The company reported a net loss in the first quarter of $390 million, a 70 percent increase from a year ago, according to its financial statement. Nio sold 3,989 cars in the first quarter of 2019, less than half of what it sold in the fourth quarter of last year.

In the first three months, total deliveries of electric vehicles and plug-in hybrids totaled 299,000 in China, up 109.7 percent year-on-year, according to the China Association of Automobile Manufacturers.

The government subsidy cuts have played a role in these losses.

Subsidies for the ES8 were cut by 40 percent to 67,500 yuan per vehicle last year and will be cut further to 11,250 yuan beginning June 26, said Nio.

Its ES6 SUV, which is smaller than the ES8, has rolled off the assembly line, but some analysts believe it may attract customers away from the ES8 itself.

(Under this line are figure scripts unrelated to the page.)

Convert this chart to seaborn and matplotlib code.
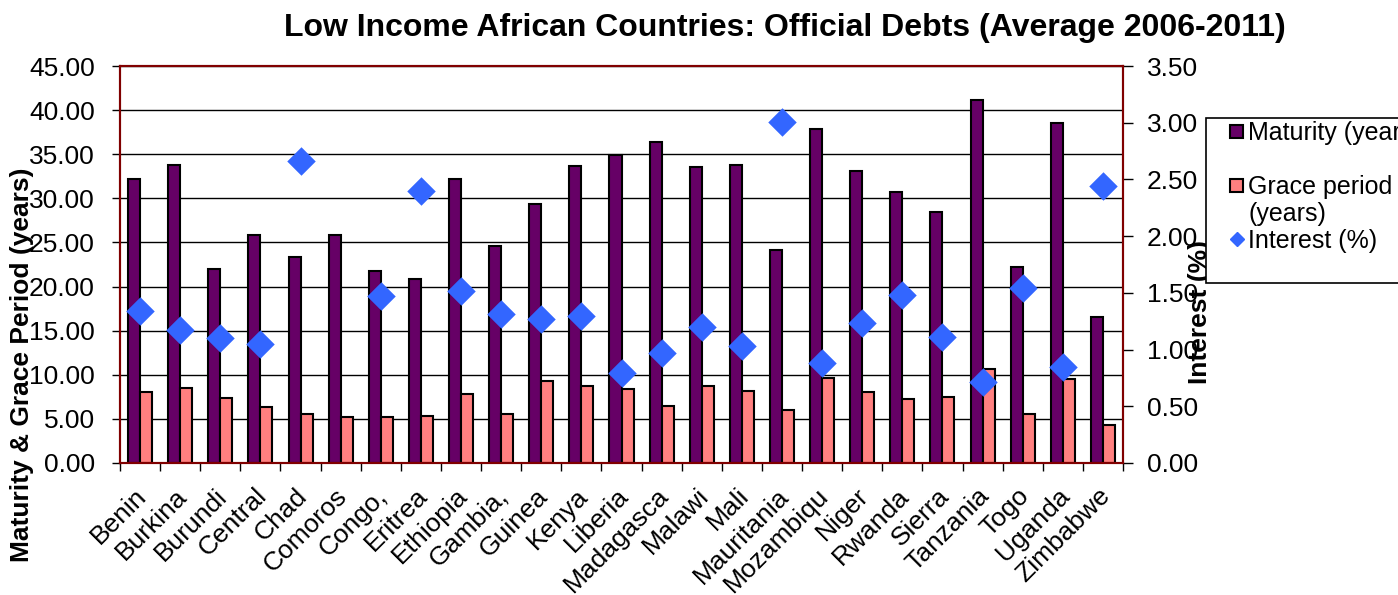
import numpy as np
import pandas as pd
import matplotlib
matplotlib.use("Agg")
import matplotlib.pyplot as plt
import matplotlib.patches as mpatches
import matplotlib.transforms as mtransforms
from matplotlib.lines import Line2D
from matplotlib.legend_handler import HandlerPatch
from matplotlib.ticker import FormatStrFormatter, MultipleLocator, FixedLocator
import seaborn as sns

# ---- data -------------------------------------------------------------
countries = ["Benin", "Burkina", "Burundi", "Central", "Chad", "Comoros", "Congo,",
             "Eritrea", "Ethiopia", "Gambia,", "Guinea", "Kenya", "Liberia",
             "Madagasca", "Malawi", "Mali", "Mauritania", "Mozambiqu", "Niger",
             "Rwanda", "Sierra", "Tanzania", "Togo", "Uganda", "Zimbabwe"]
maturity = [32.2, 33.8, 22.0, 25.8, 23.3, 25.8, 21.8, 20.8, 32.2, 24.6, 29.4, 33.7,
            34.9, 36.4, 33.6, 33.8, 24.2, 37.9, 33.1, 30.7, 28.5, 41.2, 22.2, 38.5, 16.5]
grace = [8.0, 8.55, 7.4, 6.3, 5.5, 5.2, 5.2, 5.33, 7.8, 5.5, 9.3, 8.7,
         8.4, 6.5, 8.7, 8.2, 6.0, 9.6, 8.0, 7.2, 7.5, 10.6, 5.5, 9.5, 4.35]
interest = [1.34, 1.17, 1.10, 1.05, 2.66, np.nan, 1.47, 2.40, 1.52, 1.31, 1.27, 1.30,
            0.79, 0.97, 1.20, 1.03, 3.01, 0.88, 1.23, 1.48, 1.11, 0.71, 1.54, 0.85, 2.44]

series_names = ["Maturity (years)", "Grace period (years)"]
title = "Low Income African Countries: Official Debts (Average 2006-2011)"

PURPLE = "#660066"
PINK = "#ff8080"
BLUE = "#3366ff"
FRAME = "#800000"

plt.rcParams["font.family"] = ["Liberation Sans", "DejaVu Sans"]

W, H = 1398, 595
fig = plt.figure(figsize=(W / 100, H / 100), dpi=100)
ax = fig.add_axes([120 / W, 1 - 463 / H, 1003 / W, 397 / H])

bars = pd.DataFrame({
    "Country": countries * 2,
    "Series": [series_names[0]] * len(countries) + [series_names[1]] * len(countries),
    "Value": maturity + grace,
})

sns.barplot(data=bars, x="Country", y="Value", hue="Series", order=countries,
            hue_order=series_names, palette=[PURPLE, PINK], saturation=1,
            width=0.6, gap=0, edgecolor="black", linewidth=1.5, ax=ax,
            legend=False, errorbar=None)

ax.set_ylim(0, 45)
ax.set_xlim(-0.5, len(countries) - 0.5)
ax.yaxis.set_major_locator(MultipleLocator(5))
ax.yaxis.set_major_formatter(FormatStrFormatter("%.2f"))
ax.set_axisbelow(True)
ax.grid(axis="y", color="black", linewidth=1.0)
ax.grid(axis="x", visible=False)
ax.set_xlabel("")
ax.set_ylabel("")

# interest rate on the secondary axis
ax2 = ax.twinx()
pts = pd.DataFrame({"Country": countries, "Interest": interest})
sns.stripplot(data=pts, x="Country", y="Interest", order=countries, jitter=False,
              marker="D", size=14.5, color=BLUE, linewidth=0, ax=ax2, zorder=4)
ax2.set_ylim(0, 3.5)
ax2.set_xlim(-0.5, len(countries) - 0.5)
ax2.yaxis.set_major_locator(MultipleLocator(0.5))
ax2.yaxis.set_major_formatter(FormatStrFormatter("%.2f"))
ax2.set_xlabel("")
ax2.set_ylabel("")

# category axis: labels at centres, ticks at boundaries
ax.set_xticks(range(len(countries)))
ax.set_xticklabels(countries, rotation=45, ha="right", va="top",
                   rotation_mode="anchor", fontsize=19)
ax.xaxis.set_minor_locator(FixedLocator(np.arange(-0.5, len(countries), 1.0)))
ax.tick_params(axis="x", which="major", length=0, pad=15)
ax.tick_params(axis="x", which="minor", length=6, width=1, color="black", direction="out")
ax.tick_params(axis="y", length=6, width=1, color="black", direction="out",
               labelsize=19, pad=12)
ax2.tick_params(axis="y", length=7, width=1, color="black", direction="out",
                labelsize=19, pad=10)

# nudge the slanted country names a little to the left
shift = mtransforms.ScaledTranslation(-4 / 72, 0, fig.dpi_scale_trans)
for lab in ax.get_xticklabels():
    lab.set_transform(lab.get_transform() + shift)

for a in (ax, ax2):
    for s in a.spines.values():
        s.set_color(FRAME)
        s.set_linewidth(1.5)

# titles
fig.text(785 / W, 1 - 28 / H, title, ha="center", va="center",
         fontsize=23, fontweight="bold")
fig.text(22 / W, 1 - 365 / H, "Maturity & Grace Period (years)", rotation=90,
         ha="center", va="center", fontsize=19, fontweight="bold")
fig.text(1200 / W, 1 - 312 / H, "Interest (%)", rotation=90,
         ha="center", va="center", fontsize=19, fontweight="bold")


# legend
def small_square(legend, orig_handle, xdescent, ydescent, width, height, fontsize):
    s = 0.5 * fontsize
    return mpatches.Rectangle((width / 2 - s / 2 - xdescent, height / 2 - s / 2 - ydescent), s, s)


handles = [
    mpatches.Patch(facecolor=PURPLE, edgecolor="black", linewidth=1.5),
    mpatches.Patch(alpha=0),
    mpatches.Patch(facecolor=PINK, edgecolor="black", linewidth=1.5),
    mpatches.Patch(alpha=0),
    Line2D([], [], marker="D", color=BLUE, linestyle="none", markersize=7.6),
    mpatches.Patch(alpha=0),
]
labels = ["Maturity (years)", " ", "Grace period", "(years)", "Interest (%)", " "]
leg = fig.legend(handles, labels, loc="upper left",
                 bbox_to_anchor=(1206 / W, 1 - 118 / H), bbox_transform=fig.transFigure,
                 borderaxespad=0, borderpad=0.12, fontsize=18, labelspacing=0.12,
                 handlelength=2.2, handletextpad=-0.62, handleheight=0.7,
                 fancybox=False, framealpha=1, edgecolor="black",
                 handler_map={mpatches.Patch: HandlerPatch(patch_func=small_square)})
leg.get_frame().set_linewidth(1.2)

fig.savefig("out.png", dpi=100)
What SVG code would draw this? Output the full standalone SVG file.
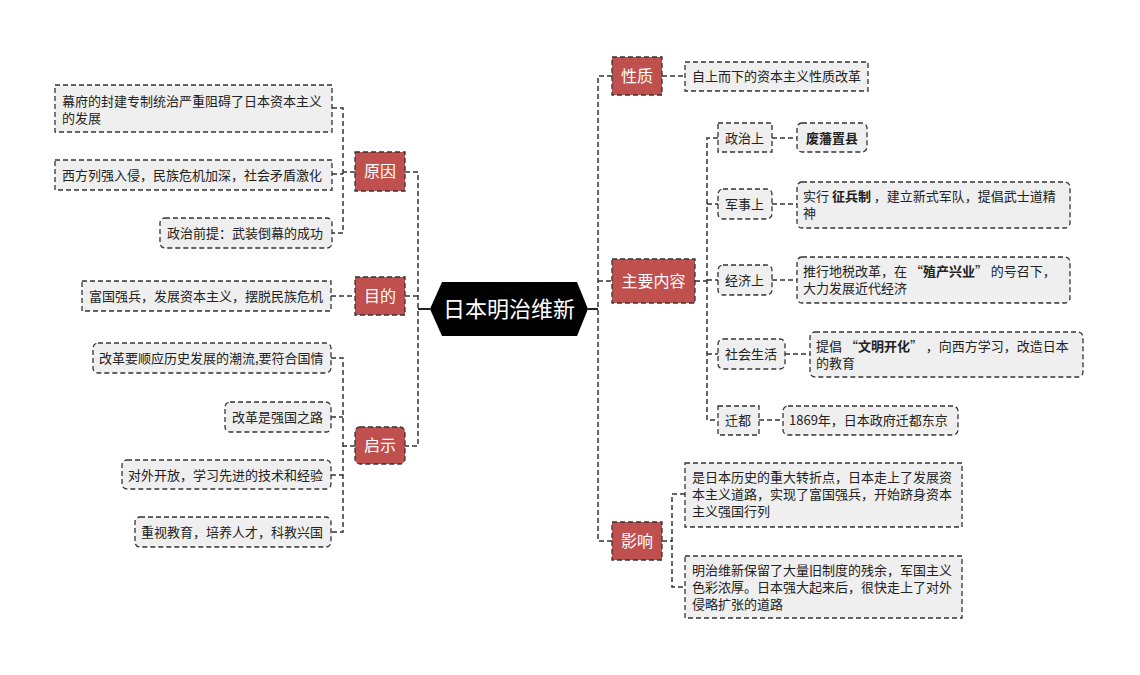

"Looking ahead to the second quarter, we expect an even more challenging sales environment and anticipate overall sequential demand and deliveries to decrease as competition continues to accelerate and the general automobile market in China remains muted," Louis T. Hsieh, Nio's chief financial officer, said in a statement.

The Chinese car market began slowing from July 2018 and the situation is not expected to improve soon.

Although sales of new energy vehicles have been growing, the rate of growth has reduced over the past months, according to the China Association of Automobile Manufacturers.

Statistics show that Nio has delivered a total of 16,461 vehicles since its establishment in November 2014.